We floated the Green River from Green River town to Mineral Bottom from 02 August through 07 August 2009.  We had a leisurely float, as the Green River seems to provide at this time of year.  Paddling was not optional, and, as usual, we could have used more time.  We can always use more time in Utah!  River flows were just under 3000 CFS, and the weather was rather cool, in the 80’s each day.  The usual crazy winds blew up river each afternoon, but died out in time for dinner.  The moon wasn’t  full till the day after we took out, but it was full enough that we enjoyed the nights on our sandbar camps without flashlights.

Rigging boats under the shade across from the JW Powell Museum.

Rigging boats under the shade across from the JW Powell Museum.

We put in above the bridge in Green River on Sunday afternoon.  It is an easy place to put in, with plenty of room and good shade under some big cottonwoods if you rig early enough in the day.  We left the Land Cruiser in the parking lot at the John Wesley Powell River History Museum.  The signs there say “No Overnight Parking”, but if you let them know your plans in the museum, leaving vehicle information and your float dates, your vehicle is okay there.  You can leave your permit with them as well- they are an authorised permit issuer for the river.

Long exposure of tent at night. We have a string of solar lights we use in the tent on the river which light it up well. Moon is near full, Jupiter is also visible.

Long exposure of tent at night. We have a string of solar lights we use in the tent on the river which light it up well. Moon is near full, Jupiter is also visible to the right of the moon.

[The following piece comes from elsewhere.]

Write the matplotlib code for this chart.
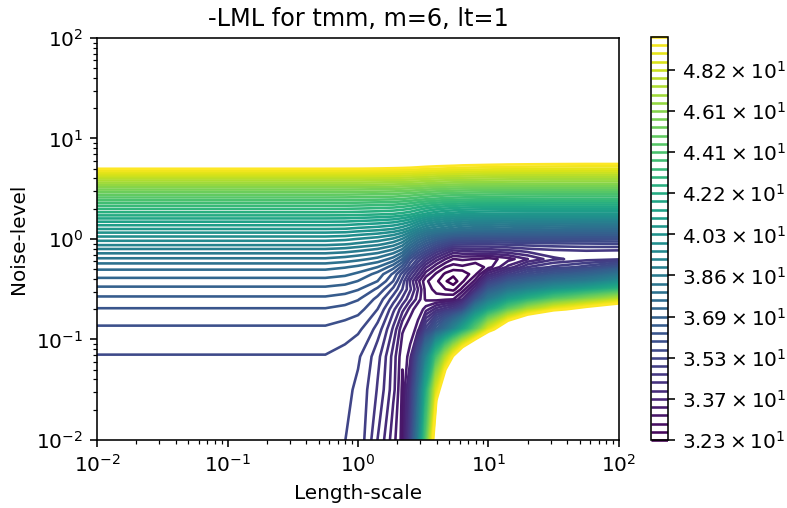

The permit for this section of river is free and there is no lottery for it, just download the PDF from the BLM website, fill out a copy for the BLM and one to take on the river. If you plan to float on into Canyonlands National Park, there is a charge and the logistics get more complex.  See the Floating the Lower Green River page at the Desert Explorer website for more information.  You can also park, leave your permit, and put in at Green River State park, about half a mile down river.  It will cost five dollars to get in, and roughly about 20 dollars for a week of parking.

Make sure you allow enough time in your itinerary to visit the museum, at least an hour or so.  Do it before your float if you can, and the river will be all the more interesting as you float along and see the same scenery that the Major and his party experienced back in 1869.

There is only one market in Green River, the Melon Vine Food Store, near the west end of town.  They are closed on Sunday.  There are many gas station convenience stores for last minute drinks and ice.  Water can be found at a couple of the gas stations as well as in the picnic area at the River History Museum.  It used to be available a the park in the center of town, but there is only a drinking fountain there now.

Boats at the edge of the river at Crystal Geyser.

Boats at the edge of the river with mineral deposits from Crystal Geyser in the background.

During our float, we camped on sandbars most nights, but opted to camp at Crystal Geyser on our first night.  We fully expected company, and we had it.  Crystal Geyser is a popular place, easily accessible by about any kind of vehicle.  The geyser does not really have a set eruption schedule, but does go off every 12 to 14 hours or so.

Nicolai watching the geyser erupt.

Nicolai watching the geyser erupt.

According to Kelsey’s River Guide to Canyonlands National Park and Vicinity, in 1991 the geyser shot as high as 30 meters (about 90 feet).  We witnessed two distinct eruptions reaching maybe 25 or 30 feet in the air, about 12 hours apart.  But the geyser was active nearly the entire time were there, a total of about 16 hours- the geyser was amazing and we didn’t want to leave it.  We all walked through the cold water again and again and came away with orange-stained toe nails and feet from the minerals in the water.

Unidentified species of spider at our camp at Crystal Geyser.

Unidentified species of spider at our camp at Crystal Geyser eating another spider.

We noticed brown tamarisk from the beginning of our float on.  The tamarisk beetles have made their way along the Green.  I do not recall them being so far up river two years back.  At Crystal Geyser spiders have taken advantage of the dead tamarisk and moved in.  There were hundreds of them thriving in the denuded tamarisk branches. I can’t help but wonder if this is the beginning of the next phase of the problem, the domino  effect that usually occurs when we mess with the natural order of things? An infestation of giant river spiders? For more on tamarisk beetles and the tamarisk problem, see the Desert Explorer Tamarisk Beetle page.

Nicolai and Gerald on the saddle at Bowknot Ridge.  Major Powell stood up there!

Nicolai and Gerald on the saddle at Bowknot Ridge. Major Powell stood up there!

There is much to see all along the river, more than can be covered in one blog post. Kelsey’s river guide, aside from informing about the actual floating, tells the history of the river, the ranches, cowboys, boats, mining, and archaeology all along the river corridor.  It is an indispensable guidebook and is highly recommended.

A few of the highlights include Crystal Geyser,  Dellenbaugh Butte, Trin Alcove Bend, Bowknot Bend, Ruby Ranch, the Julien and Launch Marguerite inscriptions, the river register, various cabins, water wheels, and mineing debris.

Flat water- view up river at Bowknot Bend.

Flat water- view up river at Bowknot Bend.

We floated in our Aire two-person inflatable kayaks, but canoes seem to be the more popular craft on the river.  The kayaks are a bit slow and require a bit more energy to paddle. We reached Mineral Bottom about mid-day on our final day, along with 4 other groups who we saw on and off along the way.  The Green River is a  popular float and a great choice for calm, family river trip.